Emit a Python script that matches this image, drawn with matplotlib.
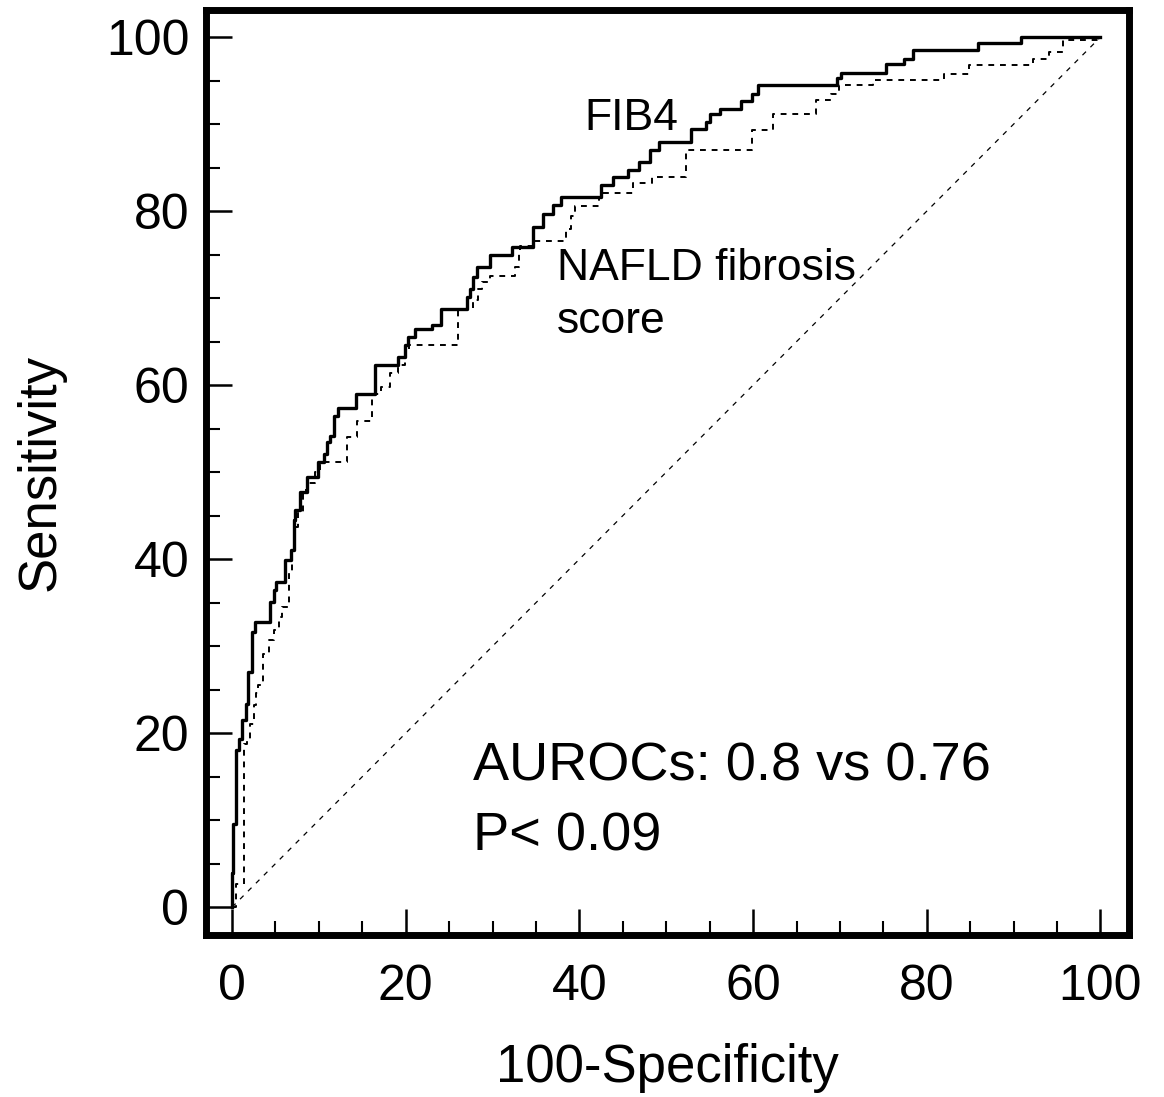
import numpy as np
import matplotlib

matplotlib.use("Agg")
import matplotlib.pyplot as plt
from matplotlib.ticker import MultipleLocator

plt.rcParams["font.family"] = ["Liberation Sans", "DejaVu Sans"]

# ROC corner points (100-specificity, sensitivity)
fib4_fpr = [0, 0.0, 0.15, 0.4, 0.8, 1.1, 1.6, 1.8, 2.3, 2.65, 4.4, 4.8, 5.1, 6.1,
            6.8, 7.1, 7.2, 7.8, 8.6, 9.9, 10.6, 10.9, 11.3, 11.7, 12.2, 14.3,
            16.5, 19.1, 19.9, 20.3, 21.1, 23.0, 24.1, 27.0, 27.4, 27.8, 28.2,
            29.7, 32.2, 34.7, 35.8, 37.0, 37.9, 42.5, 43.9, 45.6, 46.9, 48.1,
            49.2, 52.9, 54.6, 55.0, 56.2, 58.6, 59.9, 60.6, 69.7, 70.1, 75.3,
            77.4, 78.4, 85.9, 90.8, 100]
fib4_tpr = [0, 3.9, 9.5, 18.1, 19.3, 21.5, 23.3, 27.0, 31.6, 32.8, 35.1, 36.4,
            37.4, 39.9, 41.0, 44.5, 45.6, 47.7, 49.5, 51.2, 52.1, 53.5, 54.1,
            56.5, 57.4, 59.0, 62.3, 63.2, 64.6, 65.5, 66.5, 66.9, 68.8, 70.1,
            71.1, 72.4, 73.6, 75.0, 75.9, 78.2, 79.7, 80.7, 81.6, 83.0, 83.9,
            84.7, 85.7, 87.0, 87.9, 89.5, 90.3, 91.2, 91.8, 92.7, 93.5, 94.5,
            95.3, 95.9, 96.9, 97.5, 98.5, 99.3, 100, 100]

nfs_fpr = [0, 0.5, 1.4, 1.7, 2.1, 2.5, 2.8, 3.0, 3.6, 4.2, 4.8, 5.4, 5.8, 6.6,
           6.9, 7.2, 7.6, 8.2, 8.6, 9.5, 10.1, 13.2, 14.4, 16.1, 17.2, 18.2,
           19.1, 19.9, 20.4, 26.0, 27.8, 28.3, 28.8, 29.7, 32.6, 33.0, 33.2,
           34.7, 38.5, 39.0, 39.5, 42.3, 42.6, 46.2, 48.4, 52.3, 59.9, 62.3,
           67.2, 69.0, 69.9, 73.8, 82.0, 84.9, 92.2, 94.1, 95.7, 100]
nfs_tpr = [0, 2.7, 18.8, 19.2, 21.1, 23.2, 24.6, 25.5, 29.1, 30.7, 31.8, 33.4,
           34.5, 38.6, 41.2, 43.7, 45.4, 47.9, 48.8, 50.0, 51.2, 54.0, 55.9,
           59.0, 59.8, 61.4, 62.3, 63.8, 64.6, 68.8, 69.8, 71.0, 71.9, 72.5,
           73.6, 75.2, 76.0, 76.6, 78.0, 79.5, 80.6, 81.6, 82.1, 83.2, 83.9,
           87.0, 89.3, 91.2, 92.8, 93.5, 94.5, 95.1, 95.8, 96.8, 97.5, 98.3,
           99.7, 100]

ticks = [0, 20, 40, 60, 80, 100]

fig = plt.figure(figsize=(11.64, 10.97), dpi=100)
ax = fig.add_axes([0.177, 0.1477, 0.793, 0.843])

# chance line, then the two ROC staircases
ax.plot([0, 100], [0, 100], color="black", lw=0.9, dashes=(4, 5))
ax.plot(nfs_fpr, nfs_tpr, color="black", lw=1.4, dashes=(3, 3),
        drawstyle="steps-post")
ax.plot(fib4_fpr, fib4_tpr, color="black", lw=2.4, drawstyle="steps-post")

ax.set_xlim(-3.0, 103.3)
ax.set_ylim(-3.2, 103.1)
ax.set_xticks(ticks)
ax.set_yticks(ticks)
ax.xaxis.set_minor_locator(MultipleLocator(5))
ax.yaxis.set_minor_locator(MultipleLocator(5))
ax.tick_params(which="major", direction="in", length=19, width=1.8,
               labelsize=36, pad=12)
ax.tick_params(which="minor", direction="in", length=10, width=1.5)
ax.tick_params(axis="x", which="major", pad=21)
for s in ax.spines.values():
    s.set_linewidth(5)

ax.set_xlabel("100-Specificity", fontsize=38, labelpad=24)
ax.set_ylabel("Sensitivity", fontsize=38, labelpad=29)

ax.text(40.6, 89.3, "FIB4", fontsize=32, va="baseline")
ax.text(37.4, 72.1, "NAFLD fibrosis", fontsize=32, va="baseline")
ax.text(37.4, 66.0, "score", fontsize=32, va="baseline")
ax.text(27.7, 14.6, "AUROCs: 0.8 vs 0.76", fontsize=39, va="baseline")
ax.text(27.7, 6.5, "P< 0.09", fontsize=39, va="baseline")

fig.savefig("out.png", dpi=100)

-----

[Written task]: Repeat verbatim all the material, but not the pictures.

[Solution to this problem]:
Emit a Python script that matches this image, drawn with matplotlib.
import numpy as np
import matplotlib

matplotlib.use("Agg")
import matplotlib.pyplot as plt
from matplotlib.ticker import MultipleLocator

plt.rcParams["font.family"] = ["Liberation Sans", "DejaVu Sans"]

# ROC corner points (100-specificity, sensitivity)
fib4_fpr = [0, 0.0, 0.15, 0.4, 0.8, 1.1, 1.6, 1.8, 2.3, 2.65, 4.4, 4.8, 5.1, 6.1,
            6.8, 7.1, 7.2, 7.8, 8.6, 9.9, 10.6, 10.9, 11.3, 11.7, 12.2, 14.3,
            16.5, 19.1, 19.9, 20.3, 21.1, 23.0, 24.1, 27.0, 27.4, 27.8, 28.2,
            29.7, 32.2, 34.7, 35.8, 37.0, 37.9, 42.5, 43.9, 45.6, 46.9, 48.1,
            49.2, 52.9, 54.6, 55.0, 56.2, 58.6, 59.9, 60.6, 69.7, 70.1, 75.3,
            77.4, 78.4, 85.9, 90.8, 100]
fib4_tpr = [0, 3.9, 9.5, 18.1, 19.3, 21.5, 23.3, 27.0, 31.6, 32.8, 35.1, 36.4,
            37.4, 39.9, 41.0, 44.5, 45.6, 47.7, 49.5, 51.2, 52.1, 53.5, 54.1,
            56.5, 57.4, 59.0, 62.3, 63.2, 64.6, 65.5, 66.5, 66.9, 68.8, 70.1,
            71.1, 72.4, 73.6, 75.0, 75.9, 78.2, 79.7, 80.7, 81.6, 83.0, 83.9,
            84.7, 85.7, 87.0, 87.9, 89.5, 90.3, 91.2, 91.8, 92.7, 93.5, 94.5,
            95.3, 95.9, 96.9, 97.5, 98.5, 99.3, 100, 100]

nfs_fpr = [0, 0.5, 1.4, 1.7, 2.1, 2.5, 2.8, 3.0, 3.6, 4.2, 4.8, 5.4, 5.8, 6.6,
           6.9, 7.2, 7.6, 8.2, 8.6, 9.5, 10.1, 13.2, 14.4, 16.1, 17.2, 18.2,
           19.1, 19.9, 20.4, 26.0, 27.8, 28.3, 28.8, 29.7, 32.6, 33.0, 33.2,
           34.7, 38.5, 39.0, 39.5, 42.3, 42.6, 46.2, 48.4, 52.3, 59.9, 62.3,
           67.2, 69.0, 69.9, 73.8, 82.0, 84.9, 92.2, 94.1, 95.7, 100]
nfs_tpr = [0, 2.7, 18.8, 19.2, 21.1, 23.2, 24.6, 25.5, 29.1, 30.7, 31.8, 33.4,
           34.5, 38.6, 41.2, 43.7, 45.4, 47.9, 48.8, 50.0, 51.2, 54.0, 55.9,
           59.0, 59.8, 61.4, 62.3, 63.8, 64.6, 68.8, 69.8, 71.0, 71.9, 72.5,
           73.6, 75.2, 76.0, 76.6, 78.0, 79.5, 80.6, 81.6, 82.1, 83.2, 83.9,
           87.0, 89.3, 91.2, 92.8, 93.5, 94.5, 95.1, 95.8, 96.8, 97.5, 98.3,
           99.7, 100]

ticks = [0, 20, 40, 60, 80, 100]

fig = plt.figure(figsize=(11.64, 10.97), dpi=100)
ax = fig.add_axes([0.177, 0.1477, 0.793, 0.843])

# chance line, then the two ROC staircases
ax.plot([0, 100], [0, 100], color="black", lw=0.9, dashes=(4, 5))
ax.plot(nfs_fpr, nfs_tpr, color="black", lw=1.4, dashes=(3, 3),
        drawstyle="steps-post")
ax.plot(fib4_fpr, fib4_tpr, color="black", lw=2.4, drawstyle="steps-post")

ax.set_xlim(-3.0, 103.3)
ax.set_ylim(-3.2, 103.1)
ax.set_xticks(ticks)
ax.set_yticks(ticks)
ax.xaxis.set_minor_locator(MultipleLocator(5))
ax.yaxis.set_minor_locator(MultipleLocator(5))
ax.tick_params(which="major", direction="in", length=19, width=1.8,
               labelsize=36, pad=12)
ax.tick_params(which="minor", direction="in", length=10, width=1.5)
ax.tick_params(axis="x", which="major", pad=21)
for s in ax.spines.values():
    s.set_linewidth(5)

ax.set_xlabel("100-Specificity", fontsize=38, labelpad=24)
ax.set_ylabel("Sensitivity", fontsize=38, labelpad=29)

ax.text(40.6, 89.3, "FIB4", fontsize=32, va="baseline")
ax.text(37.4, 72.1, "NAFLD fibrosis", fontsize=32, va="baseline")
ax.text(37.4, 66.0, "score", fontsize=32, va="baseline")
ax.text(27.7, 14.6, "AUROCs: 0.8 vs 0.76", fontsize=39, va="baseline")
ax.text(27.7, 6.5, "P< 0.09", fontsize=39, va="baseline")

fig.savefig("out.png", dpi=100)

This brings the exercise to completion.